Lo dico in un modo semplice al Ministro: l’interruzione dei contratti determinerebbe il sottoutilizzo, se non il fermo, di tecnologie avanzate costate dieci milioni di euro; la perdita di risorse umane che hanno lavorato con impegno e passione dopo aver seguito un iter formativo complesso; e il rallentamento della salvaguardia di un patrimonio fortemente a rischio. I materiali più preziosi della Cineteca del CSC sono le pellicole in nitrato, altamente infiammabili: oltre a dover essere digitalizzate con urgenza, vanno conservate in particolari condizioni. A questo proposito chiedo quali precauzioni sono state introdotte per evitare un nuovo incendio, come quello che, il 6 giugno, ha distrutto un cellario intero, con perdita di importanti film anni 30 e 40, appartenenti anche a depositi privati.

Dopo l’intervento di vigili del fuoco e carabinieri, finora le uniche preoccupazioni sono state: una mail per proibire ai dipendenti di rivelare all’esterno l’accaduto; un contratto con vigilanza privata per presidiare i depositi. Se i problemi non si riescono a risolvere, basta “arrestarli”. Ma vi pare normale? Non una riga sui giornali. Non un comunicato nemmeno per ricostruire i fatti.
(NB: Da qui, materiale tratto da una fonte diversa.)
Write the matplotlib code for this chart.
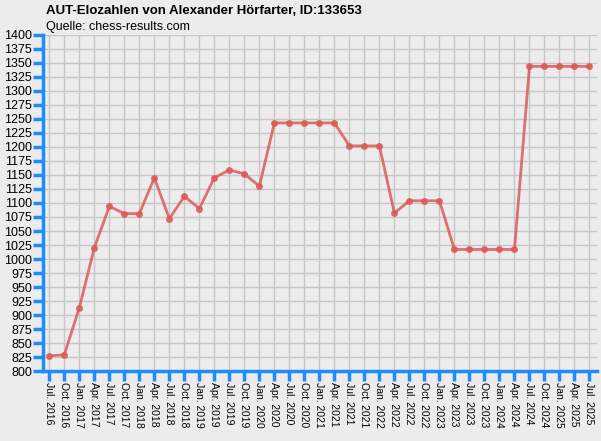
import matplotlib
matplotlib.use("Agg")
import matplotlib.pyplot as plt
import numpy as np

dates = [
    "Jul. 2016", "Oct. 2016", "Jan. 2017", "Apr. 2017", "Jul. 2017", "Oct. 2017",
    "Jan. 2018", "Apr. 2018", "Jul. 2018", "Oct. 2018", "Jan. 2019", "Apr. 2019",
    "Jul. 2019", "Oct. 2019", "Jan. 2020", "Apr. 2020", "Jul. 2020", "Oct. 2020",
    "Jan. 2021", "Apr. 2021", "Jul. 2021", "Oct. 2021", "Jan. 2022", "Apr. 2022",
    "Jul. 2022", "Oct. 2022", "Jan. 2023", "Apr. 2023", "Jul. 2023", "Oct. 2023",
    "Jan. 2024", "Apr. 2024", "Jul. 2024", "Oct. 2024", "Jan. 2025", "Apr. 2025",
    "Jul. 2025",
]
elo = [
    827, 829, 913, 1020, 1094, 1081,
    1081, 1145, 1072, 1112, 1090, 1145,
    1159, 1152, 1130, 1243, 1243, 1243,
    1243, 1243, 1202, 1202, 1202, 1082,
    1104, 1104, 1104, 1017, 1017, 1017,
    1017, 1017, 1344, 1344, 1344, 1344,
    1344,
]
y_ticks = list(range(800, 1401, 25))

bg = "#ececec"
blue = "#1e8cff"
plt.rcParams["font.family"] = ["Liberation Sans", "DejaVu Sans"]

fig = plt.figure(figsize=(6.01, 4.41), dpi=100, facecolor=bg)
ax = fig.add_axes([43 / 601, 70 / 441, 554 / 601, 336 / 441], facecolor=bg)

x = np.arange(len(dates))
ax.plot(x, elo, color="#dc5a5a", alpha=0.85, lw=2, marker="o", ms=4,
        zorder=3, clip_on=False)

ax.set_xlim(-0.42, 36.5)
ax.set_ylim(800, 1400)
ax.set_xticks(x)
ax.set_xticklabels(dates, rotation=270, fontsize=7.5)
ax.set_yticks(y_ticks)
ax.set_yticklabels([str(v) for v in y_ticks], fontsize=9)

ax.grid(True, color="#c6c6c6", lw=1)
ax.set_axisbelow(True)
for side in ("top", "right"):
    ax.spines[side].set_visible(False)
for side in ("left", "bottom"):
    ax.spines[side].set_color(blue)
    ax.spines[side].set_linewidth(2.5)
ax.tick_params(axis="both", color=blue, width=2.5, length=7, pad=1)

fig.text(46 / 601, 1 - 11 / 441, "AUT-Elozahlen von Alexander Hörfarter, ID:133653",
         fontsize=9.5, fontweight="bold", va="center", ha="left")
fig.text(46 / 601, 1 - 27 / 441, "Quelle: chess-results.com",
         fontsize=9, va="center", ha="left")

fig.savefig("out.png", dpi=100, facecolor=bg)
Vista la grande presenza di comunicatori attendo comunicazioni anche io in qualità di deputato circa: lo stato di conservazione dei materiali (risultano chiusi per muffe nocive anche depositi di non infiammabili); le condizioni di sicurezza di oltre un milione di metri di nitrato che può andare in autocombustione sopra i 41 gradi con perdita del cinema italiano, rischio dell’incolumità dei dipendenti, mentre l’enorme carico d’incendio in casi estremi potrebbe addirittura propagarsi nel quartiere circostante; il proseguimento del lavoro svolto da quei 17 lavoratori per la digitalizzazione del nostro patrimonio audiovisivo.